Task statement ::
Pictures are not part of the copy. Retype the lines from the first one through the line that contains "(simpletext) at (340,93)".
— start Dataset section —
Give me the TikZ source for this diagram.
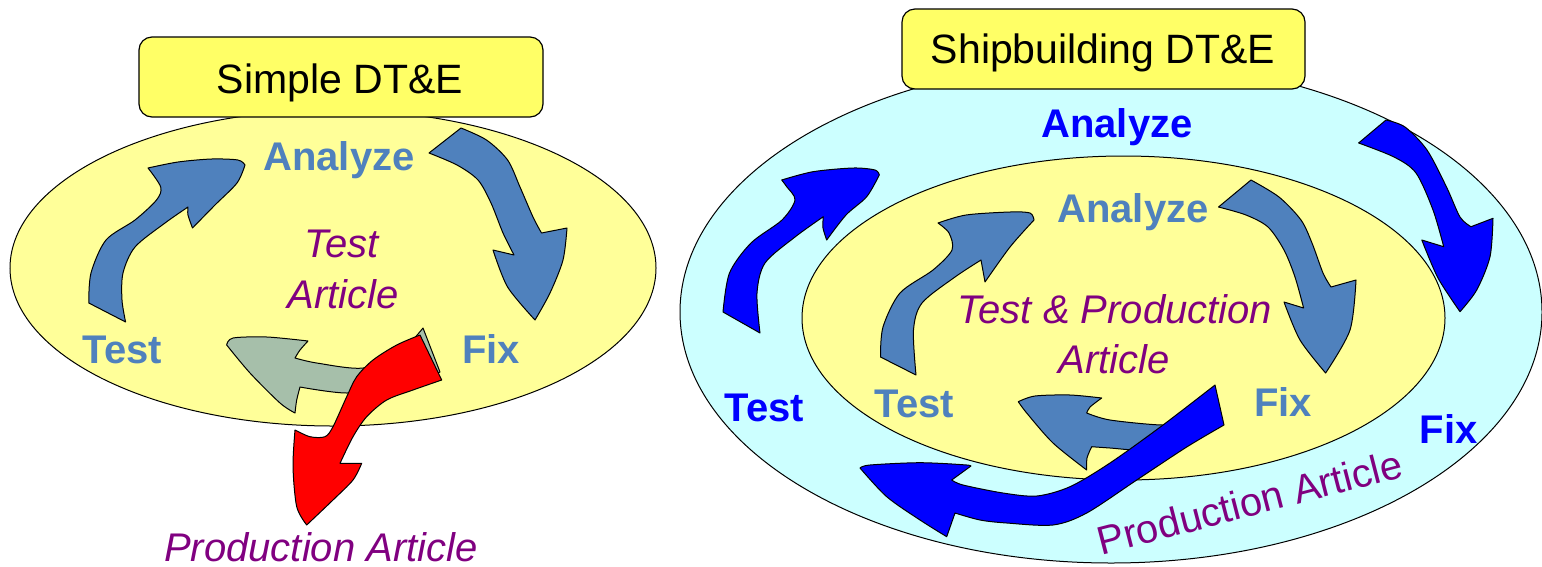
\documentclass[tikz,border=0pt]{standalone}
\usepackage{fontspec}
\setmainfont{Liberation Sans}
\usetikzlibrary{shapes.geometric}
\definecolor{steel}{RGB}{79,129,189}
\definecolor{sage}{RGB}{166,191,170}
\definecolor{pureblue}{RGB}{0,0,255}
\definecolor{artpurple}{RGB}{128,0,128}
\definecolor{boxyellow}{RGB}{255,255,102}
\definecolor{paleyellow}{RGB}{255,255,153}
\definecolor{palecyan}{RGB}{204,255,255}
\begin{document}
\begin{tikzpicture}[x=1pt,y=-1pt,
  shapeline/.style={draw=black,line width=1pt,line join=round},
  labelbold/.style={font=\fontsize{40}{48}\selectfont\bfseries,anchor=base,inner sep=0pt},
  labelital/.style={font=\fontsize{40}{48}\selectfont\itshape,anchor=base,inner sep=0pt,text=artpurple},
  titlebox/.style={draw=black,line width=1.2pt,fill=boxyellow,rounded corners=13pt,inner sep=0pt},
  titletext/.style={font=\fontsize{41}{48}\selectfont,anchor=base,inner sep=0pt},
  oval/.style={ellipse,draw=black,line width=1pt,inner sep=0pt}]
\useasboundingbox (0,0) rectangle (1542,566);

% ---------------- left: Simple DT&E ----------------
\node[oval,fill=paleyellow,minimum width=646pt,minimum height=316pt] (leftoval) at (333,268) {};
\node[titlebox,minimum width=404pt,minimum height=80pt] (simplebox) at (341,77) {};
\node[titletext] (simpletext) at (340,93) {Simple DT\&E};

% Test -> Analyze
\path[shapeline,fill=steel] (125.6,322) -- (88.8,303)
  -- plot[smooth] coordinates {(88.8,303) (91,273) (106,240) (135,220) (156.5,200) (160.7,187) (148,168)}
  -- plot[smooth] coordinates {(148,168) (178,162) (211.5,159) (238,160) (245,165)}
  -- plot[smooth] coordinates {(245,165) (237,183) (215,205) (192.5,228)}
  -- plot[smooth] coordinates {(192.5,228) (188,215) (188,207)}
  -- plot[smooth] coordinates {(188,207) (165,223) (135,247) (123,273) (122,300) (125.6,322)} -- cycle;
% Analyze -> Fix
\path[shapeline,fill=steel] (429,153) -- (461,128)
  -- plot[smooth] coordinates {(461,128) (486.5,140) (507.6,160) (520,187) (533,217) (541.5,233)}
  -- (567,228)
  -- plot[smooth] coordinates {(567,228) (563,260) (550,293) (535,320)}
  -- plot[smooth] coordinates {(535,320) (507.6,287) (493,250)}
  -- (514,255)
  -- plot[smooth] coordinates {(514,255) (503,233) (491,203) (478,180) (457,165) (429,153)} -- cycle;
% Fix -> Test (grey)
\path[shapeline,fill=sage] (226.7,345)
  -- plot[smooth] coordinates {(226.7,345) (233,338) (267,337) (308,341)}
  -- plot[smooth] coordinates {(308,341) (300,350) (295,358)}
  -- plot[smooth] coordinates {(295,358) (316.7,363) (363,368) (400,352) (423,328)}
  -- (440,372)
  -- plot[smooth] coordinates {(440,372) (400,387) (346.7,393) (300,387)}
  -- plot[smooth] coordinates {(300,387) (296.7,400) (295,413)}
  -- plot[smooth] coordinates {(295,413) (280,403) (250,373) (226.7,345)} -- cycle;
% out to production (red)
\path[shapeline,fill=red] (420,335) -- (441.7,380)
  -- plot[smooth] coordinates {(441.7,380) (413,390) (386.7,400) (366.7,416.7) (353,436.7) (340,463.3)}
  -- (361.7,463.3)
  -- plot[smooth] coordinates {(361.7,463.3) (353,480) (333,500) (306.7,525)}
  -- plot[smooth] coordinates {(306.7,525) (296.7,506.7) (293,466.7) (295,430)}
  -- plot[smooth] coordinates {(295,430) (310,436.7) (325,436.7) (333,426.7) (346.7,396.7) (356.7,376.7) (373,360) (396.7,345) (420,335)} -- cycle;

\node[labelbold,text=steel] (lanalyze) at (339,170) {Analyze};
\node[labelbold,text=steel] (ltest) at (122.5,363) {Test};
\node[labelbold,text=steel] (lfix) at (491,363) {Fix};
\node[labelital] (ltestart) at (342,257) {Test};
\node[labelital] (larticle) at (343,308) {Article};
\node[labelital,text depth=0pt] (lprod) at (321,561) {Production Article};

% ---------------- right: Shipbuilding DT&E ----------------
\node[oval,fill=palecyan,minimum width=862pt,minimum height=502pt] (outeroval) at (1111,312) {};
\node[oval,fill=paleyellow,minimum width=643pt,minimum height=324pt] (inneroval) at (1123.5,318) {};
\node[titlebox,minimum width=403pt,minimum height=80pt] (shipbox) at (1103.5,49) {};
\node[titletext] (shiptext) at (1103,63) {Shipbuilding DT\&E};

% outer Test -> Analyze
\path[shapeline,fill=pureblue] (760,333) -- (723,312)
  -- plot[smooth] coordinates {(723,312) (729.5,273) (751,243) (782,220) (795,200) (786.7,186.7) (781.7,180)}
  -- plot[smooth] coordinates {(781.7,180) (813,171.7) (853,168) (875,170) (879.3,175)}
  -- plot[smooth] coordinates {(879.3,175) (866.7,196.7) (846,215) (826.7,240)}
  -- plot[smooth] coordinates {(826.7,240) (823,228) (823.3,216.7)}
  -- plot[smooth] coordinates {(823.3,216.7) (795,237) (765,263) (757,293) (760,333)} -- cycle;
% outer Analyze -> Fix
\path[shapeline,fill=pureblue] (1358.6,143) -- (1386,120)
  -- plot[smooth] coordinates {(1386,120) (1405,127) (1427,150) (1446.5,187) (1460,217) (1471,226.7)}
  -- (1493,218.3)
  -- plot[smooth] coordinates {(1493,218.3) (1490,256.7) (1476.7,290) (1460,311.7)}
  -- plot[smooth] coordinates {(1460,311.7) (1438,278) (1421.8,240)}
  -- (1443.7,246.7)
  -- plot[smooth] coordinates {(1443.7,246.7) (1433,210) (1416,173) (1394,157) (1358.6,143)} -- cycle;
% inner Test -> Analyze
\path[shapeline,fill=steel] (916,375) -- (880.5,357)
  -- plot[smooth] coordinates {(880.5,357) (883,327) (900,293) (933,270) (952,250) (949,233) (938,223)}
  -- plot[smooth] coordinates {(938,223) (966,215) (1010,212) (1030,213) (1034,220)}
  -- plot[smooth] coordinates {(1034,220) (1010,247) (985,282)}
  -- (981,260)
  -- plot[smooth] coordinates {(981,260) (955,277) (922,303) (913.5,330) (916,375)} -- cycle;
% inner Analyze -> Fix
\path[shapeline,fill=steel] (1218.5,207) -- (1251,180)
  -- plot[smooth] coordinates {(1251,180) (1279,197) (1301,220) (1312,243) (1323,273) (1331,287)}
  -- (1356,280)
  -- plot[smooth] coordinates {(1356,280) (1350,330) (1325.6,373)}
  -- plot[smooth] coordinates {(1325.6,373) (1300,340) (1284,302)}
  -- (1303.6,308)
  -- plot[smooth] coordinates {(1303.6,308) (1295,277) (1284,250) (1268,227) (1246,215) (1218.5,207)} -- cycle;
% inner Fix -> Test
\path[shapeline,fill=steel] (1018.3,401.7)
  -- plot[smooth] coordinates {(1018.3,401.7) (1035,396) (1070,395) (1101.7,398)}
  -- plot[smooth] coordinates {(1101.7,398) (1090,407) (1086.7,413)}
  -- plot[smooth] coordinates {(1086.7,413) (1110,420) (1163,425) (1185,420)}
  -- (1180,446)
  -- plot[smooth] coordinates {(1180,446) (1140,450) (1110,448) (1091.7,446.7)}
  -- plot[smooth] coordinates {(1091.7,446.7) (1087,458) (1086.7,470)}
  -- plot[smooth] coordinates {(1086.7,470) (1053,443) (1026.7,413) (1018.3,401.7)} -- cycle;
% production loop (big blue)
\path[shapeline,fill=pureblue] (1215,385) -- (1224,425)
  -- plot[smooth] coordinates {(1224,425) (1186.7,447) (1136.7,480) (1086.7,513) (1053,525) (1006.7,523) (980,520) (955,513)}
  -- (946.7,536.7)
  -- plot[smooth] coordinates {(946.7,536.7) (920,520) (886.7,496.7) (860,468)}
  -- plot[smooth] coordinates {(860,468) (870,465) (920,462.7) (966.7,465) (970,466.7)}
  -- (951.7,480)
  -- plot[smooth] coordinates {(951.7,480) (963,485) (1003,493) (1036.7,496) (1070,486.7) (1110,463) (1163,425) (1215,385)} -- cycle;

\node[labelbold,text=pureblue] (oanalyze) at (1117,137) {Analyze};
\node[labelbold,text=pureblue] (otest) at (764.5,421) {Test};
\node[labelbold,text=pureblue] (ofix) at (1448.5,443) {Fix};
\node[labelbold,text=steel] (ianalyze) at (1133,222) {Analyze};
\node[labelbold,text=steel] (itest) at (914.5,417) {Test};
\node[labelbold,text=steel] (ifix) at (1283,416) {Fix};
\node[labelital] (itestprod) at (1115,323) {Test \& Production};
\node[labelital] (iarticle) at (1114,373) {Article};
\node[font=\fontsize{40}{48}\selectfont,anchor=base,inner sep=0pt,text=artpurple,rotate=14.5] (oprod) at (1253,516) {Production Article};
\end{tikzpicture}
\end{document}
— end Dataset section —
Task solution ::
Give me the TikZ source for this diagram.
\documentclass[tikz,border=0pt]{standalone}
\usepackage{fontspec}
\setmainfont{Liberation Sans}
\usetikzlibrary{shapes.geometric}
\definecolor{steel}{RGB}{79,129,189}
\definecolor{sage}{RGB}{166,191,170}
\definecolor{pureblue}{RGB}{0,0,255}
\definecolor{artpurple}{RGB}{128,0,128}
\definecolor{boxyellow}{RGB}{255,255,102}
\definecolor{paleyellow}{RGB}{255,255,153}
\definecolor{palecyan}{RGB}{204,255,255}
\begin{document}
\begin{tikzpicture}[x=1pt,y=-1pt,
  shapeline/.style={draw=black,line width=1pt,line join=round},
  labelbold/.style={font=\fontsize{40}{48}\selectfont\bfseries,anchor=base,inner sep=0pt},
  labelital/.style={font=\fontsize{40}{48}\selectfont\itshape,anchor=base,inner sep=0pt,text=artpurple},
  titlebox/.style={draw=black,line width=1.2pt,fill=boxyellow,rounded corners=13pt,inner sep=0pt},
  titletext/.style={font=\fontsize{41}{48}\selectfont,anchor=base,inner sep=0pt},
  oval/.style={ellipse,draw=black,line width=1pt,inner sep=0pt}]
\useasboundingbox (0,0) rectangle (1542,566);

% ---------------- left: Simple DT&E ----------------
\node[oval,fill=paleyellow,minimum width=646pt,minimum height=316pt] (leftoval) at (333,268) {};
\node[titlebox,minimum width=404pt,minimum height=80pt] (simplebox) at (341,77) {};
\node[titletext] (simpletext) at (340,93) {Simple DT\&E};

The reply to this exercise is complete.